* AIM: Write the listing below out again exactly, dropping the images.

* RECORDED INFORMATION:
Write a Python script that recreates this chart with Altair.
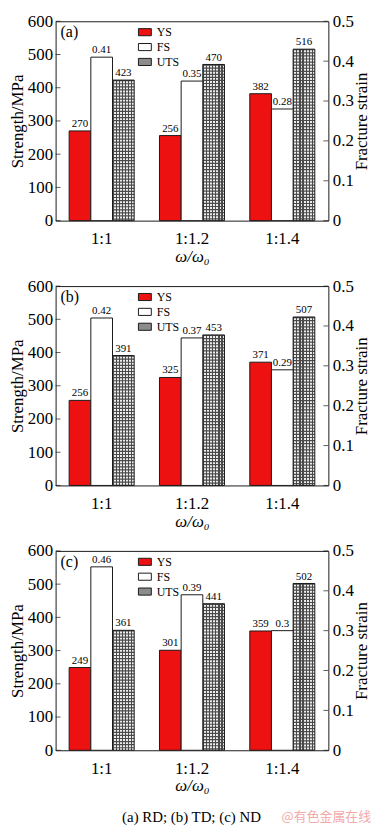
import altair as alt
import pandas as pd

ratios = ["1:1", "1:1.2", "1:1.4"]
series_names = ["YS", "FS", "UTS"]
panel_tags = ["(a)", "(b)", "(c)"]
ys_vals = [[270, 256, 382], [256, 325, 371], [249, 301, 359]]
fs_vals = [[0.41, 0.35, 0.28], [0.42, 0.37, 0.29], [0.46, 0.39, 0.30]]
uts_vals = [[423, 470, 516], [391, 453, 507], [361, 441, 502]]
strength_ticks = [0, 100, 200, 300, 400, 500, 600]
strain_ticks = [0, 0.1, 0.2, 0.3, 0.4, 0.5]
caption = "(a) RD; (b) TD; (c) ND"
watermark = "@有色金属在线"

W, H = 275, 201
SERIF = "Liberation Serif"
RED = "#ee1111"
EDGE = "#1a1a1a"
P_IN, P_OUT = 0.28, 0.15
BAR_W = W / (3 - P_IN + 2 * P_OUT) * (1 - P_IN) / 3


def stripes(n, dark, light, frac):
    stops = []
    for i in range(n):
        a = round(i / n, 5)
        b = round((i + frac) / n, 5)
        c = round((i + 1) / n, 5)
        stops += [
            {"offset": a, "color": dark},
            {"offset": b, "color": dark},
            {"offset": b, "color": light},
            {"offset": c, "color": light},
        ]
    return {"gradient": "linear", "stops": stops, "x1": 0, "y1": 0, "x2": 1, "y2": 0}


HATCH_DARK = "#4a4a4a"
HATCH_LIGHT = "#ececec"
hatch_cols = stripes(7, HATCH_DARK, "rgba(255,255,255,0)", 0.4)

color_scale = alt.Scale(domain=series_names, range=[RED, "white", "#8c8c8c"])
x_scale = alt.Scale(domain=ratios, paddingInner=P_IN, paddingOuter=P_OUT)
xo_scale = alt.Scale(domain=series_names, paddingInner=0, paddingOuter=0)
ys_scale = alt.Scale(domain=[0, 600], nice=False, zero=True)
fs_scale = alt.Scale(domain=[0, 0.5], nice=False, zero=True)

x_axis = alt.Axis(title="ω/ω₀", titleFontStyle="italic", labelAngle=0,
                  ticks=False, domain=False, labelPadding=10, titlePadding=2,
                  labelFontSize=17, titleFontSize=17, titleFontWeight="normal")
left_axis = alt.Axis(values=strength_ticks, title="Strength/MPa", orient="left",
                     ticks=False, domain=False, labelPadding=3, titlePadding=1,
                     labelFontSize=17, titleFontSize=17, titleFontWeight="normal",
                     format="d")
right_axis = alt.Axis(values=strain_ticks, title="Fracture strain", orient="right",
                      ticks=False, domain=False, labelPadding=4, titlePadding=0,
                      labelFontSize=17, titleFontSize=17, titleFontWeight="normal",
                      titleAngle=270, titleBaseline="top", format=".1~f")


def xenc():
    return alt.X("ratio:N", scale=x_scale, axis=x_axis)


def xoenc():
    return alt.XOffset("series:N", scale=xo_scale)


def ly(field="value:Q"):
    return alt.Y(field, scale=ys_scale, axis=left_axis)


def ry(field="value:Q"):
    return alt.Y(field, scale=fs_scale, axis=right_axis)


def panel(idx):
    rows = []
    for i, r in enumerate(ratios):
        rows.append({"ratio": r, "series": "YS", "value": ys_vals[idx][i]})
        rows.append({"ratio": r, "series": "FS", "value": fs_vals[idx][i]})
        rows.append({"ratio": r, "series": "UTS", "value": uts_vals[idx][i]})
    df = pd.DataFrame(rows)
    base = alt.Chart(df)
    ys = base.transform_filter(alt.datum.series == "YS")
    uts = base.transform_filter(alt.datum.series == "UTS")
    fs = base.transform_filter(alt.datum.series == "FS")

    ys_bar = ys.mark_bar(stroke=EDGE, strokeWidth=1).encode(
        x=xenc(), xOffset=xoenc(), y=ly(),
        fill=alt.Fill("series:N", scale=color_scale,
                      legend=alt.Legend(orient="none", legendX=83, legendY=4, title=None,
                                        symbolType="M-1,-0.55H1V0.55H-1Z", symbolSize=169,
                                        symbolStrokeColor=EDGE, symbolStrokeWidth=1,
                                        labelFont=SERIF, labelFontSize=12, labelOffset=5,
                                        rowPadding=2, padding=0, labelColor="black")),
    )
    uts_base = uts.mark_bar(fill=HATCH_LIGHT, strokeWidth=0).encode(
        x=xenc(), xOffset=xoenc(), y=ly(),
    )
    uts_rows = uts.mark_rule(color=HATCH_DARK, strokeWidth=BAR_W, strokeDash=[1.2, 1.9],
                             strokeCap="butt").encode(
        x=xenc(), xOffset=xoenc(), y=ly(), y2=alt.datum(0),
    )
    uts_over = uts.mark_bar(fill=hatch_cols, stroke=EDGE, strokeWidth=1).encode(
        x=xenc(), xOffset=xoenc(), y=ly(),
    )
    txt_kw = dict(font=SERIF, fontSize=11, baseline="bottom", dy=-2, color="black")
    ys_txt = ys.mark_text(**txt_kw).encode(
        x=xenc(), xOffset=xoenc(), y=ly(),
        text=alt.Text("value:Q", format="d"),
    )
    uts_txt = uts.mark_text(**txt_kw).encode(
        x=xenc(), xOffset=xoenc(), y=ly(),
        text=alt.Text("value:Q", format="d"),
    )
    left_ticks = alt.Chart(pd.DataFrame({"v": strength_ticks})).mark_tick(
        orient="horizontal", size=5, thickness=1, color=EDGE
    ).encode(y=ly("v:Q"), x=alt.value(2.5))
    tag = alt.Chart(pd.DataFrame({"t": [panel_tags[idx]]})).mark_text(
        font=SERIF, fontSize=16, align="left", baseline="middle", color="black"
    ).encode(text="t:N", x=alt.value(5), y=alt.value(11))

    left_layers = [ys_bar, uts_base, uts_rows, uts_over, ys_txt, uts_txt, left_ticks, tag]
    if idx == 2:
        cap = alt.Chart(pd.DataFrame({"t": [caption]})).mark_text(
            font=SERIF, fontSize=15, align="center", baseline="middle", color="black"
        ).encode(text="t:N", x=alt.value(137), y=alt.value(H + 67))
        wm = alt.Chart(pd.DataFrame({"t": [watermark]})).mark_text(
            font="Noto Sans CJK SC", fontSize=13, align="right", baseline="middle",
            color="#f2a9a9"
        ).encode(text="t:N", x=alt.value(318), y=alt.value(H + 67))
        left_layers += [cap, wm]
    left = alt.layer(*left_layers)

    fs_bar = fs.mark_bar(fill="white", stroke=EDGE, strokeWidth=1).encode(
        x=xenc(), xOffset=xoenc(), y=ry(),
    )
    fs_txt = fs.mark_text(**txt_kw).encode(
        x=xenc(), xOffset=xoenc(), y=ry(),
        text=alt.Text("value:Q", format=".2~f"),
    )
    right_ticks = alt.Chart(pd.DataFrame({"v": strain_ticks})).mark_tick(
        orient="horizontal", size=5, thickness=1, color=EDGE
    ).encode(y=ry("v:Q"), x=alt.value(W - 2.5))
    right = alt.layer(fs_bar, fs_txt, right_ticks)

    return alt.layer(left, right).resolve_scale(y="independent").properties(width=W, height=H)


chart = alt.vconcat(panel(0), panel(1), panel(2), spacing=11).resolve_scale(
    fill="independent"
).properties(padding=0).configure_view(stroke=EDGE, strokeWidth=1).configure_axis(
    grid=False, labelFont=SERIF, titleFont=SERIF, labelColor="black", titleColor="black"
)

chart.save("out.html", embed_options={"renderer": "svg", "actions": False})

* RESULT OF THIS TASK:
Write a Python script that recreates this chart with Altair.
import altair as alt
import pandas as pd

ratios = ["1:1", "1:1.2", "1:1.4"]
series_names = ["YS", "FS", "UTS"]
panel_tags = ["(a)", "(b)", "(c)"]
ys_vals = [[270, 256, 382], [256, 325, 371], [249, 301, 359]]
fs_vals = [[0.41, 0.35, 0.28], [0.42, 0.37, 0.29], [0.46, 0.39, 0.30]]
uts_vals = [[423, 470, 516], [391, 453, 507], [361, 441, 502]]
strength_ticks = [0, 100, 200, 300, 400, 500, 600]
strain_ticks = [0, 0.1, 0.2, 0.3, 0.4, 0.5]
caption = "(a) RD; (b) TD; (c) ND"
watermark = "@有色金属在线"

W, H = 275, 201
SERIF = "Liberation Serif"
RED = "#ee1111"
EDGE = "#1a1a1a"
P_IN, P_OUT = 0.28, 0.15
BAR_W = W / (3 - P_IN + 2 * P_OUT) * (1 - P_IN) / 3


def stripes(n, dark, light, frac):
    stops = []
    for i in range(n):
        a = round(i / n, 5)
        b = round((i + frac) / n, 5)
        c = round((i + 1) / n, 5)
        stops += [
            {"offset": a, "color": dark},
            {"offset": b, "color": dark},
            {"offset": b, "color": light},
            {"offset": c, "color": light},
        ]
    return {"gradient": "linear", "stops": stops, "x1": 0, "y1": 0, "x2": 1, "y2": 0}


HATCH_DARK = "#4a4a4a"
HATCH_LIGHT = "#ececec"
hatch_cols = stripes(7, HATCH_DARK, "rgba(255,255,255,0)", 0.4)

color_scale = alt.Scale(domain=series_names, range=[RED, "white", "#8c8c8c"])
x_scale = alt.Scale(domain=ratios, paddingInner=P_IN, paddingOuter=P_OUT)
xo_scale = alt.Scale(domain=series_names, paddingInner=0, paddingOuter=0)
ys_scale = alt.Scale(domain=[0, 600], nice=False, zero=True)
fs_scale = alt.Scale(domain=[0, 0.5], nice=False, zero=True)

x_axis = alt.Axis(title="ω/ω₀", titleFontStyle="italic", labelAngle=0,
                  ticks=False, domain=False, labelPadding=10, titlePadding=2,
                  labelFontSize=17, titleFontSize=17, titleFontWeight="normal")
left_axis = alt.Axis(values=strength_ticks, title="Strength/MPa", orient="left",
                     ticks=False, domain=False, labelPadding=3, titlePadding=1,
                     labelFontSize=17, titleFontSize=17, titleFontWeight="normal",
                     format="d")
right_axis = alt.Axis(values=strain_ticks, title="Fracture strain", orient="right",
                      ticks=False, domain=False, labelPadding=4, titlePadding=0,
                      labelFontSize=17, titleFontSize=17, titleFontWeight="normal",
                      titleAngle=270, titleBaseline="top", format=".1~f")


def xenc():
    return alt.X("ratio:N", scale=x_scale, axis=x_axis)


def xoenc():
    return alt.XOffset("series:N", scale=xo_scale)


def ly(field="value:Q"):
    return alt.Y(field, scale=ys_scale, axis=left_axis)


def ry(field="value:Q"):
    return alt.Y(field, scale=fs_scale, axis=right_axis)


def panel(idx):
    rows = []
    for i, r in enumerate(ratios):
        rows.append({"ratio": r, "series": "YS", "value": ys_vals[idx][i]})
        rows.append({"ratio": r, "series": "FS", "value": fs_vals[idx][i]})
        rows.append({"ratio": r, "series": "UTS", "value": uts_vals[idx][i]})
    df = pd.DataFrame(rows)
    base = alt.Chart(df)
    ys = base.transform_filter(alt.datum.series == "YS")
    uts = base.transform_filter(alt.datum.series == "UTS")
    fs = base.transform_filter(alt.datum.series == "FS")

    ys_bar = ys.mark_bar(stroke=EDGE, strokeWidth=1).encode(
        x=xenc(), xOffset=xoenc(), y=ly(),
        fill=alt.Fill("series:N", scale=color_scale,
                      legend=alt.Legend(orient="none", legendX=83, legendY=4, title=None,
                                        symbolType="M-1,-0.55H1V0.55H-1Z", symbolSize=169,
                                        symbolStrokeColor=EDGE, symbolStrokeWidth=1,
                                        labelFont=SERIF, labelFontSize=12, labelOffset=5,
                                        rowPadding=2, padding=0, labelColor="black")),
    )
    uts_base = uts.mark_bar(fill=HATCH_LIGHT, strokeWidth=0).encode(
        x=xenc(), xOffset=xoenc(), y=ly(),
    )
    uts_rows = uts.mark_rule(color=HATCH_DARK, strokeWidth=BAR_W, strokeDash=[1.2, 1.9],
                             strokeCap="butt").encode(
        x=xenc(), xOffset=xoenc(), y=ly(), y2=alt.datum(0),
    )
    uts_over = uts.mark_bar(fill=hatch_cols, stroke=EDGE, strokeWidth=1).encode(
        x=xenc(), xOffset=xoenc(), y=ly(),
    )
    txt_kw = dict(font=SERIF, fontSize=11, baseline="bottom", dy=-2, color="black")
    ys_txt = ys.mark_text(**txt_kw).encode(
        x=xenc(), xOffset=xoenc(), y=ly(),
        text=alt.Text("value:Q", format="d"),
    )
    uts_txt = uts.mark_text(**txt_kw).encode(
        x=xenc(), xOffset=xoenc(), y=ly(),
        text=alt.Text("value:Q", format="d"),
    )
    left_ticks = alt.Chart(pd.DataFrame({"v": strength_ticks})).mark_tick(
        orient="horizontal", size=5, thickness=1, color=EDGE
    ).encode(y=ly("v:Q"), x=alt.value(2.5))
    tag = alt.Chart(pd.DataFrame({"t": [panel_tags[idx]]})).mark_text(
        font=SERIF, fontSize=16, align="left", baseline="middle", color="black"
    ).encode(text="t:N", x=alt.value(5), y=alt.value(11))

    left_layers = [ys_bar, uts_base, uts_rows, uts_over, ys_txt, uts_txt, left_ticks, tag]
    if idx == 2:
        cap = alt.Chart(pd.DataFrame({"t": [caption]})).mark_text(
            font=SERIF, fontSize=15, align="center", baseline="middle", color="black"
        ).encode(text="t:N", x=alt.value(137), y=alt.value(H + 67))
        wm = alt.Chart(pd.DataFrame({"t": [watermark]})).mark_text(
            font="Noto Sans CJK SC", fontSize=13, align="right", baseline="middle",
            color="#f2a9a9"
        ).encode(text="t:N", x=alt.value(318), y=alt.value(H + 67))
        left_layers += [cap, wm]
    left = alt.layer(*left_layers)

    fs_bar = fs.mark_bar(fill="white", stroke=EDGE, strokeWidth=1).encode(
        x=xenc(), xOffset=xoenc(), y=ry(),
    )
    fs_txt = fs.mark_text(**txt_kw).encode(
        x=xenc(), xOffset=xoenc(), y=ry(),
        text=alt.Text("value:Q", format=".2~f"),
    )
    right_ticks = alt.Chart(pd.DataFrame({"v": strain_ticks})).mark_tick(
        orient="horizontal", size=5, thickness=1, color=EDGE
    ).encode(y=ry("v:Q"), x=alt.value(W - 2.5))
    right = alt.layer(fs_bar, fs_txt, right_ticks)

    return alt.layer(left, right).resolve_scale(y="independent").properties(width=W, height=H)


chart = alt.vconcat(panel(0), panel(1), panel(2), spacing=11).resolve_scale(
    fill="independent"
).properties(padding=0).configure_view(stroke=EDGE, strokeWidth=1).configure_axis(
    grid=False, labelFont=SERIF, titleFont=SERIF, labelColor="black", titleColor="black"
)

chart.save("out.html", embed_options={"renderer": "svg", "actions": False})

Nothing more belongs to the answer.